Vertebrate Genomes Project Plan
The VGP will be completed based on taxonomic hierarchy, which is a relative ranking of a group of organisms beginning with the largest classification, domain, to the smallest classification, species: orders (Phase 1), families (Phase 2), and genera (Phase 3) to eventually all species (Phase 4). This strategy will allow for genomic analyses to be performed at increasing levels of phylogenetic scale. Phase 1 of the VGP will focus on the generation of high-quality near error-free genomes of 260 species representing all vertebrate orders with a divergence time of ~50 million years ago (MYA) or greater from their most recent common ordinal ancestor, including human and some species on the brink of extinction.
The VGP Project Phases
- All orders (phase 1, ~260 species);
- All families (phase 2, ~1,000 species);
- All genera (phase 3, ~10,000 species); and
- All species (phase 4, ~66,000 species).
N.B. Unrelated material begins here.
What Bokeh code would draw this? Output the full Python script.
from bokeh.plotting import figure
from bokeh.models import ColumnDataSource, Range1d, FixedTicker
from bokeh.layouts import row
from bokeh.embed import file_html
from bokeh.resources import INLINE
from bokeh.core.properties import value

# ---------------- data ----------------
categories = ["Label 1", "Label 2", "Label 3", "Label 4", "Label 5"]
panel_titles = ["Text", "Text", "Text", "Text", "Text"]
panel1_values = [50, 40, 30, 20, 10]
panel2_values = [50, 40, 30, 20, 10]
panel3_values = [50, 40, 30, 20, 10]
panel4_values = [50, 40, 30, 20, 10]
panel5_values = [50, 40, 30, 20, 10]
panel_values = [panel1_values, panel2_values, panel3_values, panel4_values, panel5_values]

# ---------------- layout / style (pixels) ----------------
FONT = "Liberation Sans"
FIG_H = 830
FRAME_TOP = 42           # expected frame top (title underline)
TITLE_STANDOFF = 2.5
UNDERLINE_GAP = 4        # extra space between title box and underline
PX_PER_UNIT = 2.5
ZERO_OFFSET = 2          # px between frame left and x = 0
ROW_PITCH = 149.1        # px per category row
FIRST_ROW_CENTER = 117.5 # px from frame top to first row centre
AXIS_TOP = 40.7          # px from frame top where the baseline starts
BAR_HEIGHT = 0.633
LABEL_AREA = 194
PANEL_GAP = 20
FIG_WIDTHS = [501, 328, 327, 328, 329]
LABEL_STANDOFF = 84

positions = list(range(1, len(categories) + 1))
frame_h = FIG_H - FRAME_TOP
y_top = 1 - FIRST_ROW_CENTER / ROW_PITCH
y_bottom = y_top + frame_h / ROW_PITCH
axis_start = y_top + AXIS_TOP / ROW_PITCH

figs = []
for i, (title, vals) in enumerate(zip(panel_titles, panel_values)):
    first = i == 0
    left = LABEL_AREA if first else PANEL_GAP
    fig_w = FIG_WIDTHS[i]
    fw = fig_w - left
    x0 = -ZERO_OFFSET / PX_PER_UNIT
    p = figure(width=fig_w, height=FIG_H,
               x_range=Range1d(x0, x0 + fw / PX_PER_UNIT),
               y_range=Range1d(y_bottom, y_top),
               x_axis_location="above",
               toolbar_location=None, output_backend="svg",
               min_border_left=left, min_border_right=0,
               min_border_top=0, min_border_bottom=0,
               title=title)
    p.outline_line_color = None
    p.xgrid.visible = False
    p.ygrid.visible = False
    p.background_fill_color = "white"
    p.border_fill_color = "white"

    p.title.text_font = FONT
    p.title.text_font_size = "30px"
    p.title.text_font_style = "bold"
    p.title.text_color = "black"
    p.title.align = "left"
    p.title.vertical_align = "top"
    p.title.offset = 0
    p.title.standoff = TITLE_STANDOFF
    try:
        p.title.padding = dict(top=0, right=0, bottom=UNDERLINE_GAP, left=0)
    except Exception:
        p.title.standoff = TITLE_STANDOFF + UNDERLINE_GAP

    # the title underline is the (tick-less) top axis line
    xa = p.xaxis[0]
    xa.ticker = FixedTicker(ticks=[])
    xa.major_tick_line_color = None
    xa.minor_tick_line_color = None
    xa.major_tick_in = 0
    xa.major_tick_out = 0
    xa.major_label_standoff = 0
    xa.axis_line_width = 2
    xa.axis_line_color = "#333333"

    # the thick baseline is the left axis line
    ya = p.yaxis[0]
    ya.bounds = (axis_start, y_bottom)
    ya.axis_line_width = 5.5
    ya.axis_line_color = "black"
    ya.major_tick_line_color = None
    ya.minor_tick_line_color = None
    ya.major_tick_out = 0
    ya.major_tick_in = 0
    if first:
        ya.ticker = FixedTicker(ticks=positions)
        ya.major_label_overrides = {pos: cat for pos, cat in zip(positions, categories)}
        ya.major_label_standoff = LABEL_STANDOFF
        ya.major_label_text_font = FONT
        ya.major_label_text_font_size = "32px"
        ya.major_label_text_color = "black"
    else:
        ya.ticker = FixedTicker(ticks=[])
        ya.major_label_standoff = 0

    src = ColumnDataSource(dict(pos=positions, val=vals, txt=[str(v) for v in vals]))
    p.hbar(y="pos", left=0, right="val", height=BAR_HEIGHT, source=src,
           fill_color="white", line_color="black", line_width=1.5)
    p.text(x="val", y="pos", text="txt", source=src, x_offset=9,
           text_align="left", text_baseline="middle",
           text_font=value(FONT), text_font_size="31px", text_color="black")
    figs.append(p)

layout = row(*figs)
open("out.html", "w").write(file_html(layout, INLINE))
In Phase 1, we will select one representative species from each order, which amounts to a total of ~260 vertebrate species, many of which are endangered. We will sequence the heterogametic sex (when it exists) so that both sex chromosomes can be assembled for each species. Species selection will be based on a combination of criteria, including species with existing draft genomes in need of improvement, equal representation of taxa based on systematic classification, even coverage of divergence times, and prominent use in biomedical research.
The VGP will be complete in these four specific project phases to allow us to gain scientific insight at each phase and to continue to integrate emerging technologies. Additionally, we expect our approaches and questions at each phase to lead to the development of new algorithms, including algorithms for genome assemblies, alignments, annotations, comparative genomics, etc., which would then be applied to the next phase. Lastly, this approach will help us secure the needed funds in stages through grants and other fundraising efforts. The success of Phase 1 will allow us to leverage the necessary funds to sequence the genomes of phases 2, 3, and 4, all ~1K vertebrate families, then all ~10K genera, and finally all ~66K species, respectively.
Vertebrate phylogeny classification numbers and the planned phases of the VGP.
Once funding is secured for all ~260 species in Phase 1, we will be able to generate approximately 12 genomes per week equating to 6-8 months of sequencing and assembly. Collection of the high quality tissue samples not yet identified will occur in parallel, adding another 4-6 months of time. Alignments and annotations will occur in parallel, and at 10 genomes per week, will add another 6 months of time. Together, we expect to complete all 260 species plus the 4 invertebrate
outgroups within 1.5 years from the start of a major source of funding. Biological analyses for publications will occur simultaneously, although some analyses can only occur after annotation and alignment of the 260 species, which will add another 12 months before submitting papers for publication.
- Over 260 near-gapless, chromosome-level and phased genome assemblies representing all extant vertebrate orders;
- New computational and bioinformatic resources that the entire scientific community can use;
- Major scientific discoveries in phylogenomics, evolution, comparative genomics, genetics of specialized traits, and biomedicine; and
- Publications in special issues of high- and intermediate-profile journals that reach a wide audience and bring greater public awareness to the benefits of science;
We will also complete various broad-strokes analyses of evolutionary differences in genes. For example, we will generate the first ordinal-level genome-scale phylogeny tree across vertebrates. We will also be able to make predictions about which species are most at risk for extinction.
All genome data generated by the VGP will be made publicly available in Genome Ark and through existing databases (agreements made with NCBI, ENSEMBL, and UCSC) on the Amazon and Microsoft cloud, with our informatics and data management platform hosted by DNA Nexus.